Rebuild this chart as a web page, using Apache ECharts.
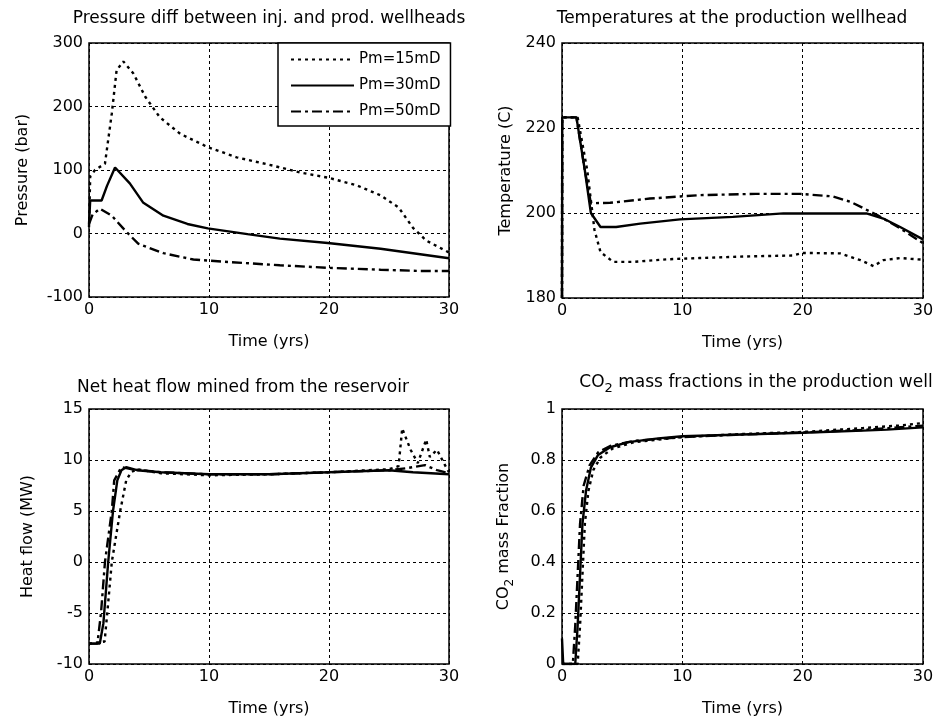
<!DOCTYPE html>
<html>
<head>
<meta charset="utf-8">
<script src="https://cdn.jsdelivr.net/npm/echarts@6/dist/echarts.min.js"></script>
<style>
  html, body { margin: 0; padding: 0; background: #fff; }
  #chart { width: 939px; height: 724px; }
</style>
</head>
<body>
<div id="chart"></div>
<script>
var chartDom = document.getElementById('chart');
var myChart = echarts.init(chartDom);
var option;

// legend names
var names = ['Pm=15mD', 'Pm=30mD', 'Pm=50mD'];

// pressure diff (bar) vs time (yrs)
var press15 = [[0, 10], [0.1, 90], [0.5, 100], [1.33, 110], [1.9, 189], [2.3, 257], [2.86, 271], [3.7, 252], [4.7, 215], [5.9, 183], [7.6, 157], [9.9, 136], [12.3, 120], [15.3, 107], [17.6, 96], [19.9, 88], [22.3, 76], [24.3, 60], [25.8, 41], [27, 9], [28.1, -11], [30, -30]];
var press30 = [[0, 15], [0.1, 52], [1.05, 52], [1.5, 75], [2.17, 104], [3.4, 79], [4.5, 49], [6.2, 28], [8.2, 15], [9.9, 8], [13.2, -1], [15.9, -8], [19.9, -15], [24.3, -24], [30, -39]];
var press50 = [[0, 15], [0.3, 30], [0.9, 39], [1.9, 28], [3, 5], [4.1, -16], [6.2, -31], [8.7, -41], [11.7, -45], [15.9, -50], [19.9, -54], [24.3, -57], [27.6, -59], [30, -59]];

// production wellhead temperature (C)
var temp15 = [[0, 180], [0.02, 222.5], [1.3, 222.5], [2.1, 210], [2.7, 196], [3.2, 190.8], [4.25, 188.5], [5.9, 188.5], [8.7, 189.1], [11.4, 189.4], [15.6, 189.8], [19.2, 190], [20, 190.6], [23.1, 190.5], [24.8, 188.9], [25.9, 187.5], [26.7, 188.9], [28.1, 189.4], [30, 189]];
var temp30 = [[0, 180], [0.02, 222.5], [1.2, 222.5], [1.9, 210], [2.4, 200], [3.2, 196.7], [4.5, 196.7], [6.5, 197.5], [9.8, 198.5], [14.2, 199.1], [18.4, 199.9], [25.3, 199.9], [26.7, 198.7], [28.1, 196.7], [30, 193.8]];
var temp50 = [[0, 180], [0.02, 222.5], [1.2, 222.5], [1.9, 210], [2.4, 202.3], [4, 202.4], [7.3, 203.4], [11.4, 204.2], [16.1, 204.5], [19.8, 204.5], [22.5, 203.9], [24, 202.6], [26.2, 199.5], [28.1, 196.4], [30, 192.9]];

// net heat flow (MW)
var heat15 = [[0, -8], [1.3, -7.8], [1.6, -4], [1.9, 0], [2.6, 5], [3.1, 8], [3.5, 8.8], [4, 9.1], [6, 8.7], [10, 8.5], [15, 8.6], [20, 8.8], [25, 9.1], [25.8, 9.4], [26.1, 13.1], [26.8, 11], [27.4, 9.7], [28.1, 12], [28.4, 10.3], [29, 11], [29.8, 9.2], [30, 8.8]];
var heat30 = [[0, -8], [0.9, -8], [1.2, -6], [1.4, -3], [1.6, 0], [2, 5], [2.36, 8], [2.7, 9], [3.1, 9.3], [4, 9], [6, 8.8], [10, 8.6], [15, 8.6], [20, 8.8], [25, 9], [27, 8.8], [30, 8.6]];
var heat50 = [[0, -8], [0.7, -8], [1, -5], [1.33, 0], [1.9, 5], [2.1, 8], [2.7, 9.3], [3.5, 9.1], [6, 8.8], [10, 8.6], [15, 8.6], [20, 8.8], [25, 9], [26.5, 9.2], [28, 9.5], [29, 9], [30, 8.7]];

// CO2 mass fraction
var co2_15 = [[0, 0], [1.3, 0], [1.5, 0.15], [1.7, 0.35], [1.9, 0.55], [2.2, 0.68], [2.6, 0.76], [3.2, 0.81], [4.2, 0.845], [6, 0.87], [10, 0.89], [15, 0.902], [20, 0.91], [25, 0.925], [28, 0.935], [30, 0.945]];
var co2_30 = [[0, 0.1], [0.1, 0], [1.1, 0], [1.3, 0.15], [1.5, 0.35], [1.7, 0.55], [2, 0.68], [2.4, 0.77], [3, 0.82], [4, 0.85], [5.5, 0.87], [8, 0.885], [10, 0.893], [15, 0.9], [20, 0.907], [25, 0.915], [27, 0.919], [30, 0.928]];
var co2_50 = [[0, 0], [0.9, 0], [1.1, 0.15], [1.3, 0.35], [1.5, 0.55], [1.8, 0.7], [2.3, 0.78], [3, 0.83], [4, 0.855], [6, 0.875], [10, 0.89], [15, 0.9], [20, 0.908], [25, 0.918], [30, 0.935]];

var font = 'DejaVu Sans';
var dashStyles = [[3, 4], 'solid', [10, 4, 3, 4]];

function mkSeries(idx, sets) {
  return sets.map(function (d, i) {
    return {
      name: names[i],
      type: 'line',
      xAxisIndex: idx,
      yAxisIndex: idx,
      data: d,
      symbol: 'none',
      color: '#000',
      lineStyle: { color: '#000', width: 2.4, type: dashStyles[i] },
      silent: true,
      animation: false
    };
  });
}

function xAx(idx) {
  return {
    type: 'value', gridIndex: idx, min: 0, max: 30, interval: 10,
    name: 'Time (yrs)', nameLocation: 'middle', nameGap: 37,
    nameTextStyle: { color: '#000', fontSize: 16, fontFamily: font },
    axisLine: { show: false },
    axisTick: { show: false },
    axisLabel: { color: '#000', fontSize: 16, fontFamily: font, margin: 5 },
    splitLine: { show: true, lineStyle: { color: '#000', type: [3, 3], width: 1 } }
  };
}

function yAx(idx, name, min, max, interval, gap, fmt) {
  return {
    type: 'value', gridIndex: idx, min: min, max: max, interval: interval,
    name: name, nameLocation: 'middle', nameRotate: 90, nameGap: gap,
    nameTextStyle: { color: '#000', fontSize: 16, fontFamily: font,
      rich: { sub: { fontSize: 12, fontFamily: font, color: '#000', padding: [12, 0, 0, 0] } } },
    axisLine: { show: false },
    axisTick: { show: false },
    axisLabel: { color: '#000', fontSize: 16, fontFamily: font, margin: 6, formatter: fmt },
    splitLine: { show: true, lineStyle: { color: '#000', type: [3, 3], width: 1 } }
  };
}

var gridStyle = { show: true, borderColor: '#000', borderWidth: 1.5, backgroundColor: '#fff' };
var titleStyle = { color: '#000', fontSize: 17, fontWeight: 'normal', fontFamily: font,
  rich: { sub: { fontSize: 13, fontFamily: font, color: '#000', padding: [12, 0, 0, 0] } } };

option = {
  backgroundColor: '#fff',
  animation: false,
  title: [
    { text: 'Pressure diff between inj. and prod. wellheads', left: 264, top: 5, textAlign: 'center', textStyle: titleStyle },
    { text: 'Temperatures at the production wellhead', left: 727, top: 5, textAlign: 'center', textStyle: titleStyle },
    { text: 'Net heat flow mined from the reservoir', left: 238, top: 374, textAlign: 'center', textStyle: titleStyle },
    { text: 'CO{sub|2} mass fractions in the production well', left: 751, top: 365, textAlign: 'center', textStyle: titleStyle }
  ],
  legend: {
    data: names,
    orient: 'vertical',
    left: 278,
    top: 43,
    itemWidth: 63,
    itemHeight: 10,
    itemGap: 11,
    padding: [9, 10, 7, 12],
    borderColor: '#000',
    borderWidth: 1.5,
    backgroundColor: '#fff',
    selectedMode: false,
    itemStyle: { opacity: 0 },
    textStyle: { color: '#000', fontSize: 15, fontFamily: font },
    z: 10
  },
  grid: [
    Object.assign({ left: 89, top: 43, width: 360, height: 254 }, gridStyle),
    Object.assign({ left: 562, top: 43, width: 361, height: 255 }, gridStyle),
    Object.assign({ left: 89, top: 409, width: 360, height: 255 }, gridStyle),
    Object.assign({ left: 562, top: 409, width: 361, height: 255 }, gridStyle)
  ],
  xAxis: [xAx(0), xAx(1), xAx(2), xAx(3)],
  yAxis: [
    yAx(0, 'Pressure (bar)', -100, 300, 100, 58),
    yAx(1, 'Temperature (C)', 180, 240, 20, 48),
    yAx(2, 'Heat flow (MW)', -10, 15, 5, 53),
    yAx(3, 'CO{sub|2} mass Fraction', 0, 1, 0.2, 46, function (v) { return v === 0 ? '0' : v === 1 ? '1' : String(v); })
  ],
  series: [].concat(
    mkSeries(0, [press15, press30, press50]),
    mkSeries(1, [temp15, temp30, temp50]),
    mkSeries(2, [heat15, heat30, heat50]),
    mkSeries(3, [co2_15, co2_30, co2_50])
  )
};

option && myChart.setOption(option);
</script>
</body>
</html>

EXERCISE DESCRIPTION: Your task is to return the lines above, from the first one up to and including the line containing "var names = ['Pm=15mD', 'Pm=30mD', 'Pm=50mD'];", minus any pictures.

EXERCISE OUTPUT:
Rebuild this chart as a web page, using Apache ECharts.
<!DOCTYPE html>
<html>
<head>
<meta charset="utf-8">
<script src="https://cdn.jsdelivr.net/npm/echarts@6/dist/echarts.min.js"></script>
<style>
  html, body { margin: 0; padding: 0; background: #fff; }
  #chart { width: 939px; height: 724px; }
</style>
</head>
<body>
<div id="chart"></div>
<script>
var chartDom = document.getElementById('chart');
var myChart = echarts.init(chartDom);
var option;

// legend names
var names = ['Pm=15mD', 'Pm=30mD', 'Pm=50mD'];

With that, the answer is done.